Танеев | страница 21
Вскоре из дверей музыкальной комнаты вышли Рубинштейн, Ларош, Кашкин. За ними и Петр Ильич, слегка растерянный и донельзя счастливый. Увидев Сережу, поманил пальцем и крепко расцеловал в обе щеки.
— К Гурину, к Гурину! — заторопил Кашкин.
Тут нахлынула толпа, воцарилась сумятица. К Гурину Сережу по малолетству, разумеется, не взяли.
Он опомнился только в санях. Извозчик трусцой вез по Пречистенскому бульвару, под дугой бренчал единственный бубенчик. Он не слышал, о чем без умолку говорил отец. Влажный снег крупными хлопьями лепил в лицо, в глаза. Слипались ресницы. Но музыка была повсюду: в скрипе полозьев, в гудении проводов, в голове, в ушах, в каждом стуке встревоженного сердца.
Между тем в трактире Гурина, что на Воскресенской площади, в красной угловой комнате далеко за полночь шумели музыканты. Николай Григорьевич, весело сверкнув глазами, провозгласил тост за здоровье творца «первой русской симфонии». Петр Ильич, по словам Каш-кина, «со всеми перецеловался и потом разбил все бокалы, чтобы никто не мог пить из той посуды после только что провозглашенного тоста».
Консерватория переселилась в новое здание на Большой Никитской — дворец-особняк, принадлежавший некогда «полумилорду». Воронцову.
Вскоре после того, распростившись с Лангер-Шуманом, пятнадцатилетний Сережа Танеев перешел в высший класс фортепьянного мастерства — к Николаю Григорьевичу Рубинштейну.
За четыре года занятий с Рубинштейном перед юным музыкантом открылись дотоле неведомые горизонты.
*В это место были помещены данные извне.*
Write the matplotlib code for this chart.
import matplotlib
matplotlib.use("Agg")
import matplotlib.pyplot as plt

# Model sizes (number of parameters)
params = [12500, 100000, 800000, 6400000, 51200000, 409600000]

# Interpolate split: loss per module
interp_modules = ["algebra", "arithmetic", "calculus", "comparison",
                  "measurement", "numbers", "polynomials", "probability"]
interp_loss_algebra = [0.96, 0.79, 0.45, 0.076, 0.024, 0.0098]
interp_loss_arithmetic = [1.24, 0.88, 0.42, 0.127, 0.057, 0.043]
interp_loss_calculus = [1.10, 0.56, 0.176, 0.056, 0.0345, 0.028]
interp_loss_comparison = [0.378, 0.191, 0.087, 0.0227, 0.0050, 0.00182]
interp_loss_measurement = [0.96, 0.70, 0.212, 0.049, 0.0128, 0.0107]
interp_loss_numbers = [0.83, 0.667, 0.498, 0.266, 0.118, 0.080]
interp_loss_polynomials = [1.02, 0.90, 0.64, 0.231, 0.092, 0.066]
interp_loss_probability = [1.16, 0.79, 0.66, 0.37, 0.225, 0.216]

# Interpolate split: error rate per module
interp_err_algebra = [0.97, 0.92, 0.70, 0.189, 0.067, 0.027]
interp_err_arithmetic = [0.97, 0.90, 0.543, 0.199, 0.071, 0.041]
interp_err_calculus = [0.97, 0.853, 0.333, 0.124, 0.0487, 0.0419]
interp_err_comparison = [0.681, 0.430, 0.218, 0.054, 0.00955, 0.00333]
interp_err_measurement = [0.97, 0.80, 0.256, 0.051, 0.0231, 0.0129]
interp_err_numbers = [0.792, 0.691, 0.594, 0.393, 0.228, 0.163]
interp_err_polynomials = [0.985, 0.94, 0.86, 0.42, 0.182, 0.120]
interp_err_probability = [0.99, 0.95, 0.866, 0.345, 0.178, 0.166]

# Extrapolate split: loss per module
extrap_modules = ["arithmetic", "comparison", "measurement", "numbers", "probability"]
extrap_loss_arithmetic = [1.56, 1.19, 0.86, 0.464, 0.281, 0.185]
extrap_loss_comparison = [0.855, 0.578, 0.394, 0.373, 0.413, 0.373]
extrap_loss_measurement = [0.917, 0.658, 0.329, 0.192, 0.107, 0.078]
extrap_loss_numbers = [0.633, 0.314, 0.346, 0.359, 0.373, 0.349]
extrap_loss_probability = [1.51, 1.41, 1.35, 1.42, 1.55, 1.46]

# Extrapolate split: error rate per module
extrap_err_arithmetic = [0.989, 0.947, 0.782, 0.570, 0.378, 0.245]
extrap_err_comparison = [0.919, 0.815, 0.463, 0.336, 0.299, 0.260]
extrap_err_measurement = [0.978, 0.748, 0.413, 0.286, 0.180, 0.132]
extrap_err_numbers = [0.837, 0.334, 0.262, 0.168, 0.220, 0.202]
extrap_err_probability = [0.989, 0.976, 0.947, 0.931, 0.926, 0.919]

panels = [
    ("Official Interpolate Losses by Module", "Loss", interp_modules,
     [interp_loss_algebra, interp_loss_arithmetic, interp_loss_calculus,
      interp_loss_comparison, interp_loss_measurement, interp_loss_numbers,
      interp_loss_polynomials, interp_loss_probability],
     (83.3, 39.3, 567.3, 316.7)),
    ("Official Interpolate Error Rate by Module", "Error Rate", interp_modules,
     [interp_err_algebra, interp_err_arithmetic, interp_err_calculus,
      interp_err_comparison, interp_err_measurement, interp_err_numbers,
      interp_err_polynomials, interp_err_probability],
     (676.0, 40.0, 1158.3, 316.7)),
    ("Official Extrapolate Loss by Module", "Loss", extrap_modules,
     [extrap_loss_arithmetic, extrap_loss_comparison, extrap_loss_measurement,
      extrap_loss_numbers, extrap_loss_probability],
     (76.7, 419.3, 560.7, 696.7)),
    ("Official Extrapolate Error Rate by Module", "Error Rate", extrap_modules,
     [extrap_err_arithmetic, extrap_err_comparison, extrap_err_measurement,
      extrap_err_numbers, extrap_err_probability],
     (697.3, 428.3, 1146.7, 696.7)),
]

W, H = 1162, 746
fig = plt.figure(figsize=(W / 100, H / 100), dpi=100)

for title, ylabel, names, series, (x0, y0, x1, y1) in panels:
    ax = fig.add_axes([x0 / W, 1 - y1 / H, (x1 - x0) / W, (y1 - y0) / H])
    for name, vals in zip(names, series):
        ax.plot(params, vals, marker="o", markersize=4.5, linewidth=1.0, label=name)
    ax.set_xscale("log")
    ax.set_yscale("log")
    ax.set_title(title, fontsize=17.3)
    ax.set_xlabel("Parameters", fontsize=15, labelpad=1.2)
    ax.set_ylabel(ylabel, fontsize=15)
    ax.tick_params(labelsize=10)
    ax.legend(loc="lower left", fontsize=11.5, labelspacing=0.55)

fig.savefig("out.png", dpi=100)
Один из современников Танеева, Ростислав Генике, вспоминал, что Рубинштейн казался им, его ученикам, музыкальным божеством: «Волшебство его игры превращало в чудный храм старинную классную комнату с двумя старыми беккеровскими роялями, с немногими дешевыми деревянными стульями, с огромной кафельной печью, у которой в морозные дни торопливо и взволнованно отогревали руки в ожидании приезда Николая Григорьевича; единственным украшением серых голых стен этой комнаты был портрет Антона Григорьевича Рубинштейна: строго, испытующе разглядывал Антон Григорьевич учеников своего брата, сидя в своем кресле с четырехугольной спинкой, обитой малиновой турецкой материей. Комната была в два света: с одной стороны виднелась колокольня Никитского монастыря, с другой — окна выходили на консерваторский двор с его круглым палисадником, у этих окон, бывало, трепетно поджидали мы — скоро ли покажется знакомая наемная карета с парой стареньких белых лошадок, в которой обыкновенно ездил Николай Григорьевич».